Il Trattato avrà un effetto sulle relazioni con la Germania?

Il rapporto francese con la Germania resterà più intenso anche perché le istituzioni comuni sono più robuste. Sono forme di collaborazione che per il momento non appaiono nel dispositivo italo-francese. Come è noto, la Francia costruisce la sua politica europea muovendo da una preliminare mediazione con la Germania, con una ricerca costante di compromesso e di soluzioni, prima di arrivare a Bruxelles.

Che cosa cambierà per l’Italia?

Credo che la mediazione con l’Italia rafforzerà entrambi i Paesi e la qualità del dibattito europeo. Ciò comporterà maggiore responsabilità su diversi dossier da parte dell’Italia, che si troverà a difendere meglio le proprie legittime aspettative. Dovrà partecipare con strumenti più robusti, dovrà in parte superare una cultura un po’ antica, affrontare una modernizzazione sia dei riferimenti culturali sia dei modi.

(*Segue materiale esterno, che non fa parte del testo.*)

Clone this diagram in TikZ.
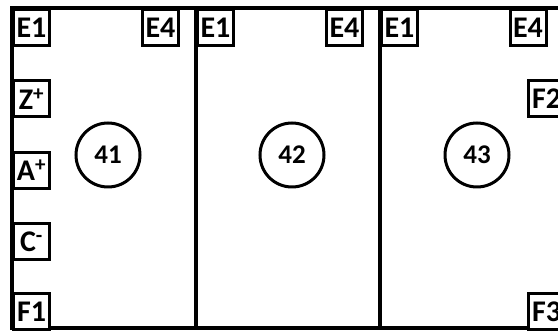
\documentclass[tikz,border=0pt]{standalone}
\usepackage{fontspec}
\setmainfont{Carlito}
\begin{document}
\begin{tikzpicture}[x=1pt,y=-1pt,
  frame/.style={line width=3.3pt},
  tag/.style={draw,line width=3pt,minimum width=36pt,minimum height=36pt,inner sep=0pt,anchor=north west,fill=white,
    font=\fontsize{30}{31}\selectfont\bfseries},
  num/.style={draw,circle,line width=3pt,minimum size=64pt,inner sep=0pt,
    font=\fontsize{27}{28}\selectfont\bfseries}]
\useasboundingbox (0,0) rectangle (558,331);
\clip (0,0) rectangle (558,331);
% frame
\draw[frame] (12,8) rectangle (564,328);
\draw[frame] (196,8) -- (196,328);
\draw[frame] (380,8) -- (380,328);
% panel 1
\node[tag] (p1e1) at (12,8) {E1};
\node[tag] (p1e4) at (141,8) {E4};
\node[tag] (p1z) at (12,79.5) {Z\textsuperscript{+}};
\node[tag] (p1a) at (12,151) {A\textsuperscript{+}};
\node[tag] (p1c) at (12,222) {C\textsuperscript{-}};
\node[tag] (p1f) at (12,292) {F1};
\node[num] (c41) at (108,155) {41};
% panel 2
\node[tag] (p2e1) at (196,8) {E1};
\node[tag] (p2e4) at (325,8) {E4};
\node[num] (c42) at (292,155) {42};
% panel 3
\node[tag] (p3e1) at (380,8) {E1};
\node[tag] (p3e4) at (508.5,8) {E4};
\node[tag] (p3f2) at (527,79.5) {F2};
\node[tag] (p3f3) at (527,292) {F3};
\node[num] (c43) at (477,155) {43};
\end{tikzpicture}
\end{document}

Le persone in Italia sono ottime, di grande preparazione e intelligenza, l’evoluzione culturale e amministrativa nel modo di lavorare insieme le valorizzeranno ancora di più. Credo che da parte francese si sarà veramente contenti di trovare della gente che argomenta e sta sul pezzo, di avere un confronto sfidante e utile per tutti.